Role, Task, Objective
In “Leadership and Management—Not One and the Same” we established those differences in the context of new-home sales and presented the concept of having to be (filling the role) before you can do (performing the task), in order to have (meeting the objective).
Leadership expert Mike Moore, whom I spoke with for that article, sums it up best, saying that human nature causes us to seek comfort, and this, in turn, has us always looking for the easy way. You can’t simply do exceptional, excellent, or extraordinary; you have to be those things. People don’t do a positive attitude, we have to be positive. As Moore says, “To be or not to be” isn’t the question, it’s the answer.
This means accepting the role of the leader: creating the culture for enthusiastic implementation of the formula you create, establishing benchmarks for accountability, and celebrating more than just sales results. It also involves mastering the role of manager: evaluating total success through assessment of results and the processes that helped achieve those results.
In other words, tasks, objectives, challenges, and opportunities.
Leveraging the Tools
Training that fails to achieve significant and measurable improvement in demonstrating required knowledge and skill sets has simply failed. That challenge gets bigger when you couple booming market conditions with essentially no barrier to entry, which is what draws many people into working new-home sales.
One of the fundamental forms of sales training is role-playing. But, when incorrectly implemented, it hobbles and actually keeps salespeople from mastering the tools they need. Although unscripted role-playing is increasingly popular, it doesn’t work. That’s because winging it puts people in the position of failing. In my experience, the result can be trainees flailing around in a role they’re uncertain of because they’re being forced to perform without the benefit of the knowledge and understanding of the appropriate words to use.

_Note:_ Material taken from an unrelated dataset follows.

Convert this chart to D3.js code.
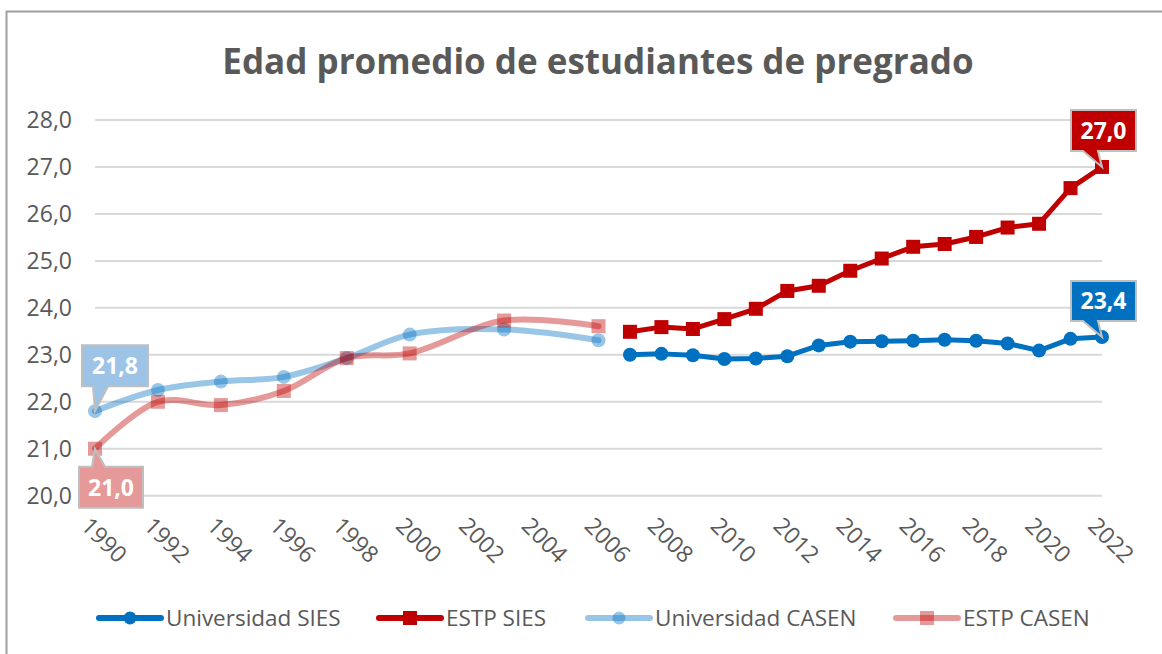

I’ve renamed role-playing and now call it “simulated selling exercises.” This takes the pressure off by establishing a culture of practice makes perfect through scripted scenarios that offer trainees phrases, questions, and statements that serve as useful sales tools. The focus here is on becoming competent with the process—also known as conscious competence.
Measuring progress is best done with mystery-shop videos. In fact, they’re essential in marking the progress of developing salespeople. The videos also set the stage for getting everyone on board with training and evaluation. Mystery shops can be intimidating, too, so I’ve renamed them See Me With the Customer evaluations.
Industry expert Leslie Jeter, president of Clear Evaluations, in Houston, a national mystery shopping company that specializes in video shops, shared her views on mystery shops. Jeter maintains that they’re the only way to find out how salespeople are performing on the floor when you’re not watching. There’s no other way for you to see, accurately and through the eyes of the customer, a picture of what transpires on the sales floor between the customer and your salesperson.
Unfortunately, new-home video shops aren’t always used properly. So many sales managers order them simply because they are told to do so. They fail to follow through with a review, assessment of the process, and coaching sessions designed to bring about rapid improvement. Effective leaders make sure that this starts at the top, and effective managers make sure that outstanding results are obtained, thanks to the tools being used consistently and effectively.
A Quick Action Plan
Schedule a round of mystery-shop videos as soon as possible for each member of your sales team: Each salesperson views their individual video, and then sales management reviews those videos together with each individual salesperson. If everyone is happy with what they see, congratulations. If not, consider what you’re going to do to fix it.